Он долго сидел, но мало говорил. Насытившись, он пожелал пройти в библиотеку, в кабинет, в гостиную, к роялю. — „Теперь не до менуэтов, — промолвил он, — да и Моцарт сейчас как-то далек от меня. Все меняется. Помните, как я вам говорил: ‘Подлинный страх не извне, а изнутри’? Ошибался я, жестоко ошибался; конечно, извне, как извне обыски, аресты, болезни, смерть“
„Слушайте, Михаил Алексеевич: я обеспечен, я скоро покидаю Петербург Возьмите на память обо мне эти деньги“. И, ничуть не стесняясь своего жеста, я вынул из бумажника пачку керенок.
Руки его дрожали, когда он их брал. Как счастлива для него была эта сегодняшняя встреча наша! Мы поцеловались. — „Прощайте“. — „Вы хотите сказать: ‘до свиданья’?“ — „Нет, я сказал: ‘Прощайте’. Но вы еще услышите обо мне“»[540].
Однако, помимо материальных неурядиц, Кузмину предстояло в эту зиму пережить еще одно серьезное испытание личного плана.

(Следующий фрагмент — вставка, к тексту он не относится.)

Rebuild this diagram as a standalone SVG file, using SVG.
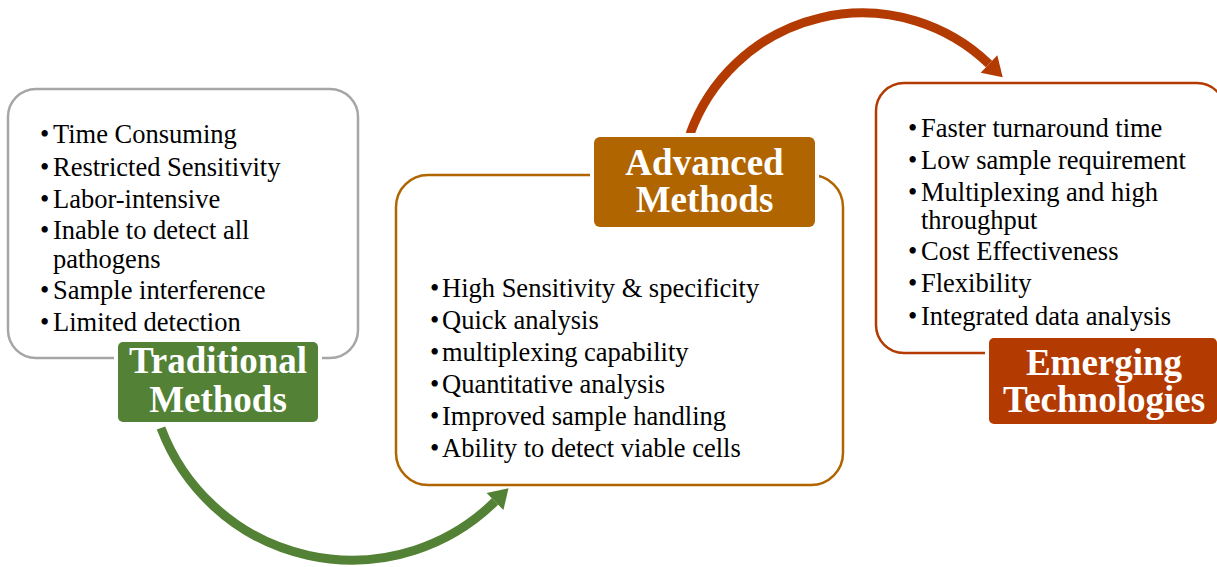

В его отношения — уже столь, казалось бы, установившиеся — с Юркуном вмешалось третье лицо, и, что должно было быть для Кузмина особенно ошеломляющим, — женщина.
Ольга Николаевна Арбенина-Гильдебрандт (1897–1980) была гимназической подругой Анны Николаевны Энгельгардт, второй жены Гумилева. В дневнике 1916 года она с завистью записывала о начавшихся тогда встречах Гумилева и Энгельгардт: «…она торопится на свидание с Гумилевым. А потом нежданно встречаю обоих. Он, кажется, улыбается, но я презрительно прошмыгиваю, не глядя. Он ей писал о любви все лето… (А она любит другого!) Он зовет ее в Америку… о! не в Египет. Он просит ее… о, то же самое! Но она счастлива! свободна! любима! любит! с письмами знаменитого поэта»[541].
Через три с половиной года она уже сама получала от Гумилева подобные письма:
«Олечка моя, как досадно вышло с субботой! А я и в воскресенье в час ждал Вас, а вечером пошел на Тантриса, но Вас не было. Буду ждать Вас в среду и в четверг в час дня перед Вашим домом. Я выучил наизусть все афиши по соседству. Стихи из Бежецка я послал, но знаю по личному опыту, что письма оттуда редко доходят, и потому не удивляюсь, что они пропали. Посылаю Вам их опять. Ужасно хочется Вас увидеть, все время только об этом и думаю. Приходите же в среду. Целую Ваши милые ручки. Ваш Н. Гумилев»[542].
Известно, что стихи, обращенные к женщинам, Гумилев имел обыкновение перепосвящать, поэтому трудно убежденно сказать, какие из его поздних стихов обращены к Арбениной, это может быть и хранящееся вместе с этим письмом «Приглашение в путешествие», и замечательная «Ольга»…
Осенью 1920 года в Петербург приехал Мандельштам и тоже не устоял — влюбился в Арбенину. К ней обращено его стихотворение «За то, что я руки твои не сумел удержать…»[543]. Но исход соперничества двух поэтов, шутливо преувеличивавшегося друзьями (Г. Иванов написал даже специальное стихотворение о битве «героя Гумилева» и «юного грузина» Мандельштама), нашел совершенно неожиданное разрешение. Об этом повествуют стихи того же самого Георгия Иванова:
БАСНЯ
Пока Гумилев и Мандельштам выясняли отношения (впрочем, возможно, что на самом деле никакого серьезного выяснения и не было), на сцене появился Юркун — и с тех пор Арбенина стала верной спутницей его и Кузмина на много лет, до смерти Кузмина и ареста Юркуна.